Step 2: Write AIDA Version of Your Core Message
Before you design, write your core AIDA message in plain text. One line for Attention. Two or three lines for Interest. A short block for Desire. One clear Action. Read it out loud and if it flows, you have a strong base for all your assets.
Step 3: Turn It into an Ad, Landing Page and Email
Use the Attention line as an ad or social hook. Develop the Interest and Desire sections into a landing page body. Craft the full message into an email that points to the same page. This creates a smooth path from click to sign-up.
Step 4: Launch, Measure and Improve
Once live, watch what happens. Check click rates, time on page, form starts and form completes. If people do not click, fix Attention. If they click but do not stay, fix Interest. If they stay but do not act, fix Desire and Action. AIDA makes testing simple because each stage tells you where to improve.
FAQs
What does AIDA mean in marketing?
AIDA in marketing means Attention, Interest, Desire and Action.
What are the 4 principles of AIDA?
The four principles of AIDA are catch Attention, build Interest, create Desire and drive Action.
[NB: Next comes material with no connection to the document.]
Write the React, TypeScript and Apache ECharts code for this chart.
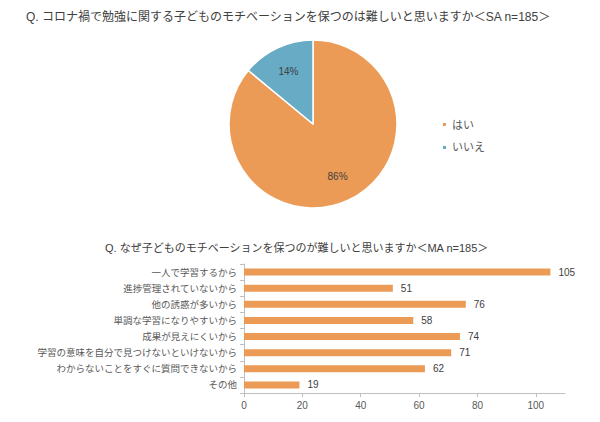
import React, { useEffect, useRef } from "react";
import * as echarts from "echarts";

const pieTitle = "Q. コロナ禍で勉強に関する子どものモチベーションを保つのは難しいと思いますか＜SA n=185＞";
const pieNames = ["はい", "いいえ"];
const pieValues = [86, 14];
const pieColors = ["#EC9B57", "#67ABC5"];

const barTitle = "Q. なぜ子どものモチベーションを保つのが難しいと思いますか＜MA n=185＞";
const barCategories = [
  "一人で学習するから",
  "進捗管理されていないから",
  "他の誘惑が多いから",
  "単調な学習になりやすいから",
  "成果が見えにくいから",
  "学習の意味を自分で見つけないといけないから",
  "わからないことをすぐに質問できないから",
  "その他",
];
const barValues = [105, 51, 76, 58, 74, 71, 62, 19];
const xTicks = [0, 20, 40, 60, 80, 100];

const FONT = "'Liberation Sans', 'Noto Sans CJK JP', sans-serif";

export default function App() {
  const ref = useRef<HTMLDivElement>(null);
  useEffect(() => {
    document.body.style.margin = "0";
    if (!ref.current) return;
    const chart = echarts.init(ref.current, null, { renderer: "svg" });
    const cx = 313;
    const cy = 124;
    const r = 84;
    chart.setOption({
      animation: false,
      backgroundColor: "#ffffff",
      textStyle: { fontFamily: FONT },
      title: [
        {
          text: pieTitle,
          left: 26,
          top: 11,
          padding: 0,
          textStyle: { fontSize: 12, fontWeight: "normal", color: "#404040", fontFamily: FONT },
        },
        {
          text: barTitle,
          left: 105,
          top: 242,
          padding: 0,
          textStyle: { fontSize: 11, fontWeight: "normal", color: "#404040", fontFamily: FONT },
        },
      ],
      legend: {
        data: pieNames,
        orient: "vertical",
        left: 436,
        top: 114,
        icon: "rect",
        itemWidth: 5,
        itemHeight: 5,
        itemGap: 12,
        textStyle: { fontSize: 11, color: "#595959", fontFamily: FONT },
      },
      grid: { left: 244, right: 35, top: 264, bottom: 29 },
      xAxis: {
        type: "value",
        min: 0,
        max: 110,
        interval: 20,
        splitLine: { show: false },
        axisLine: { show: true, lineStyle: { color: "#BFBFBF" } },
        axisTick: { show: true, length: 4, lineStyle: { color: "#BFBFBF" }, customValues: xTicks },
        axisLabel: { fontSize: 10, color: "#595959", margin: 7, customValues: xTicks, fontFamily: FONT },
      },
      yAxis: {
        type: "category",
        inverse: true,
        data: barCategories,
        axisLine: { show: true, lineStyle: { color: "#BFBFBF" } },
        axisTick: { show: true, length: 4, lineStyle: { color: "#BFBFBF" } },
        axisLabel: { fontSize: 9.5, color: "#595959", margin: 7, fontFamily: FONT },
      },
      series: [
        {
          type: "pie",
          center: [cx, cy],
          radius: r,
          startAngle: 90,
          clockwise: true,
          data: pieNames.map((n, i) => ({ name: n, value: pieValues[i], itemStyle: { color: pieColors[i] } })),
          itemStyle: { borderColor: "#ffffff", borderWidth: 1.5 },
          label: {
            show: true,
            position: "inside",
            formatter: "{d}%",
            fontSize: 10,
            color: "#404040",
            fontFamily: FONT,
          },
          labelLayout: (params: any) => {
            const lr = params.labelRect;
            const lx = lr.x + lr.width / 2;
            const ly = lr.y + lr.height / 2;
            const k = 0.64 / 0.5;
            return { x: cx + (lx - cx) * k, y: cy + (ly - cy) * k, align: "center", verticalAlign: "middle" };
          },
          labelLine: { show: false },
          emphasis: { disabled: true },
        },
        {
          type: "bar",
          data: barValues,
          barWidth: 7,
          itemStyle: { color: "#EC9B57" },
          label: {
            show: true,
            position: "right",
            distance: 8,
            fontSize: 10,
            color: "#404040",
            fontFamily: FONT,
          },
          emphasis: { disabled: true },
        },
      ],
    });
    return () => chart.dispose();
  }, []);
  return <div ref={ref} style={{ width: 600, height: 422 }} />;
}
Each principle has one job.
What is the AIDA formula?
The AIDA formula is a way to structure your copy in the same order as a buyer decision.
What is AIDA with an example?
A simple example of AIDA is a landing page for a course. The headline that names the main result grabs Attention. A short story about a common struggle builds Interest. A few bullet points and student reviews create Desire. A bright button that says join the course today is the Action.